Rather than asking only whether A causes B, APS asks:
- how a process contributes to maintaining viability
- how constraints enable and regulate activity
- how relations among processes sustain the system as a whole
Causation is therefore understood not only in terms of interactions, but in terms of contributions to organised persistence.
Degrees and Gradients
Because viability is enacted and maintained, it is not binary. Systems exhibit gradients of viability, reflected in their capacity to sustain and recover organisation under perturbation.
This point can be clarified more precisely:
Similarly, normativity is graded: some changes have minor effects on viability, while others are catastrophic.
Diagnostics therefore operates not by simple classification, but by evaluating:
- degree of integration
- robustness of organisation
- capacity for recovery and adaptation
This allows APS to account for variation across systems, conditions, and scales without reducing evaluation to fixed thresholds.
Diagnosing cognition
The diagnostic framework of APS also clarifies how cognition can be empirically identified. Cognition is not inferred from behavioural complexity or adaptive success, but from the organisation of evaluative activity.
A system exhibits cognition only when its evaluative organisation is structured with counterfactual depth. This can be assessed by examining how the system responds under perturbation, not only in terms of immediate regulation, but in relation to temporally extended and integrated activity.
Four interdependent conditions must be satisfied:
- integrated evaluation, where multiple viability-relevant constraints are coordinated
- context sensitivity, where responses depend on the state of the system
- temporal depth, where present activity is shaped by past or possible conditions
- cross-scale coordination, where local processes and system-wide organisation are reciprocally linked
These conditions are not independently sufficient. Only when they are jointly satisfied does evaluative activity extend beyond the immediate present in a way that supports cognition.
Under perturbation, cognitive systems exhibit responses that reflect this organisation. Their activity cannot be explained solely by immediate stimulus–response coupling, but shows evidence of integration across time and scale. Non-cognitive systems, by contrast, may regulate effectively but remain tightly coupled to present conditions.
Diagnostics therefore provides a principled basis for distinguishing cognitive from non-cognitive systems. Cognition is identified not by what a system appears to do, but by how its organisation is structured and how that structure is revealed under perturbation.
From Framework to Method
Through diagnostics, APS becomes more than a conceptual framework—it becomes a methodological approach.
It provides:
- a way to test claims about biological organisation
- a basis for distinguishing functional from incidental processes
- a framework for integrating data across domains
- a criterion for evaluating competing explanations
This does not replace existing experimental methods.

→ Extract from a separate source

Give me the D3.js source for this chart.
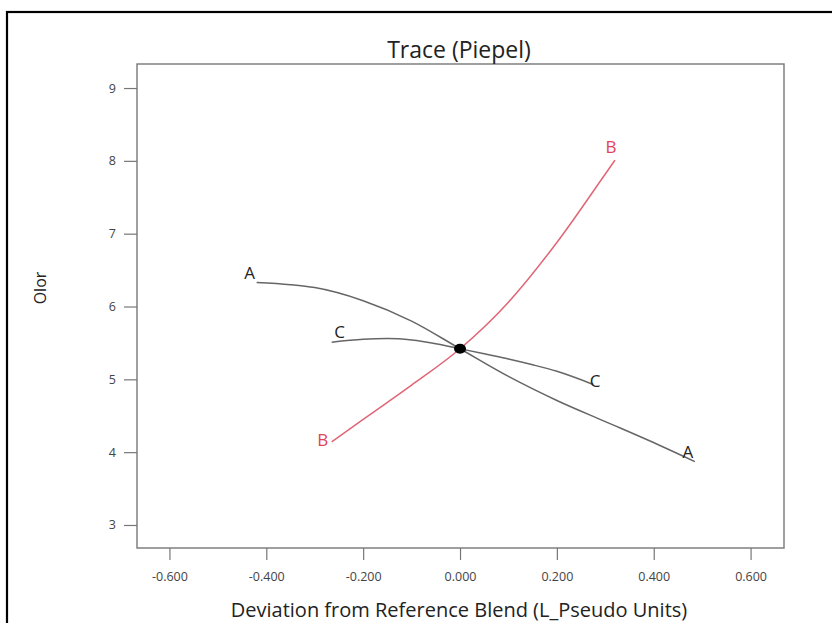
<!DOCTYPE html>
<html>
<head>
<meta charset="utf-8">
<script src="https://cdn.jsdelivr.net/npm/d3@7"></script>
<style>
  html, body { margin: 0; padding: 0; background: #fff; }
  svg { display: block; font-family: "Open Sans", "Noto Sans", sans-serif; }
</style>
</head>
<body>
<svg id="chart" width="832" height="623"></svg>
<script>
// Trace plot: response (Olor) vs deviation from reference blend
const xTicks = [-0.6, -0.4, -0.2, 0.0, 0.2, 0.4, 0.6];
const xTickLabels = ["-0.600", "-0.400", "-0.200", "0.000", "0.200", "0.400", "0.600"];
const yTicks = [3, 4, 5, 6, 7, 8, 9];

const traceA_x = [-0.42, -0.35, -0.3, -0.2, -0.1, 0.0, 0.1, 0.2, 0.3, 0.39, 0.485];
const traceA_y = [6.33, 6.30, 6.26, 6.08, 5.80, 5.42, 5.04, 4.71, 4.42, 4.16, 3.87];

const traceB_x = [-0.265, -0.2, -0.1, 0.0, 0.1, 0.2, 0.3, 0.32];
const traceB_y = [4.14, 4.45, 4.92, 5.42, 6.06, 6.88, 7.82, 8.01];

const traceC_x = [-0.265, -0.2, -0.15, -0.1, -0.05, 0.0, 0.05, 0.1, 0.15, 0.2, 0.275];
const traceC_y = [5.51, 5.55, 5.56, 5.54, 5.49, 5.42, 5.35, 5.28, 5.20, 5.11, 4.93];

const refPoint = { x: 0.0, y: 5.42 };

const svg = d3.select("#chart");

// outer frame (runs past the right and bottom edges)
svg.append("rect")
  .attr("x", 7).attr("y", 12)
  .attr("width", 840).attr("height", 640)
  .attr("fill", "none").attr("stroke", "#000").attr("stroke-width", 2.2);

const plot = { left: 137, right: 784, top: 64, bottom: 548 };

const x = d3.scaleLinear().domain([-0.667, 0.669]).range([plot.left, plot.right]);
const y = d3.scaleLinear().domain([2.684, 9.33]).range([plot.bottom, plot.top]);

// plot box
svg.append("rect")
  .attr("x", plot.left).attr("y", plot.top)
  .attr("width", plot.right - plot.left).attr("height", plot.bottom - plot.top)
  .attr("fill", "none").attr("stroke", "#777").attr("stroke-width", 1.4);

// axes
const xAxis = d3.axisBottom(x).tickValues(xTicks)
  .tickFormat((d, i) => xTickLabels[i]).tickSize(12).tickPadding(12).tickSizeOuter(0);
const gx = svg.append("g").attr("transform", `translate(0,${plot.bottom})`).call(xAxis);
gx.select(".domain").remove();
gx.selectAll(".tick line").attr("stroke", "#777").attr("stroke-width", 1.2);
gx.selectAll(".tick text").attr("fill", "#444").attr("font-size", 12.5)
  .attr("font-family", "Open Sans, sans-serif");

const yAxis = d3.axisLeft(y).tickValues(yTicks).tickFormat(d3.format("d"))
  .tickSize(13).tickPadding(8).tickSizeOuter(0);
const gy = svg.append("g").attr("transform", `translate(${plot.left},0)`).call(yAxis);
gy.select(".domain").remove();
gy.selectAll(".tick line").attr("stroke", "#777").attr("stroke-width", 1.2);
gy.selectAll(".tick text").attr("fill", "#444").attr("font-size", 12.5)
  .attr("font-family", "Open Sans, sans-serif");

// titles
svg.append("text").attr("x", 459).attr("y", 58)
  .attr("text-anchor", "middle").attr("font-size", 23).attr("fill", "#222")
  .text("Trace (Piepel)");
svg.append("text").attr("x", 459).attr("y", 617)
  .attr("text-anchor", "middle").attr("font-size", 20).attr("fill", "#222")
  .text("Deviation from Reference Blend (L_Pseudo Units)");
svg.append("text")
  .attr("transform", "translate(46,288) rotate(-90)")
  .attr("text-anchor", "middle").attr("font-size", 16).attr("fill", "#222")
  .text("Olor");

const line = d3.line().x(d => x(d[0])).y(d => y(d[1])).curve(d3.curveMonotoneX);

// label offsets (px) at the start and end of each trace
const traces = [
  { name: "A", xs: traceA_x, ys: traceA_y, color: "#666", label: "#222",
    start: [-7, -3], end: [-7, -4] },
  { name: "C", xs: traceC_x, ys: traceC_y, color: "#666", label: "#222",
    start: [8, -4], end: [2, 3] },
  { name: "B", xs: traceB_x, ys: traceB_y, color: "#e06676", label: "#e2415a",
    start: [-9, 4], end: [-4, -7] }
];

traces.forEach(t => {
  const pts = t.xs.map((v, i) => [v, t.ys[i]]);
  svg.append("path").datum(pts)
    .attr("d", line).attr("fill", "none")
    .attr("stroke", t.color).attr("stroke-width", 1.5);
  const first = pts[0], last = pts[pts.length - 1];
  svg.append("text")
    .attr("x", x(first[0]) + t.start[0]).attr("y", y(first[1]) + t.start[1])
    .attr("text-anchor", "middle").attr("font-size", 17)
    .attr("fill", t.label).text(t.name);
  svg.append("text")
    .attr("x", x(last[0]) + t.end[0]).attr("y", y(last[1]) + t.end[1])
    .attr("text-anchor", "middle").attr("font-size", 17)
    .attr("fill", t.label).text(t.name);
});

// reference blend point
svg.append("ellipse")
  .attr("cx", x(refPoint.x)).attr("cy", y(refPoint.y))
  .attr("rx", 6).attr("ry", 5).attr("fill", "#000");
</script>
</body>
</html>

Instead, it clarifies how their results should be interpreted in relation to the organisation of living systems.
Empirical Tractability
By grounding evaluation in perturbation and viability, APS makes biological explanation empirically tractable.
Claims about agency, function, or organisation are no longer interpretive overlays. They are hypotheses about how systems will respond when their organisation is challenged.
This point can be stated more directly:
To test biological explanation in APS is to test how systems sustain or fail to sustain their own viability under perturbation.
This provides a direct link between conceptual claims and observable outcomes.
Key Points
- APS diagnostics evaluates the organisational roles that sustain viability.
- Perturbation is the primary method for probing viability-oriented organisation.
- Viability provides the intrinsic criterion for biological evaluation.
- Organisational causation is revealed through system-level responses to disruption.
- Biological systems exhibit gradients of viability and normativity rather than binary states.
- APS becomes empirically tractable by linking explanation to perturbation-based evaluation.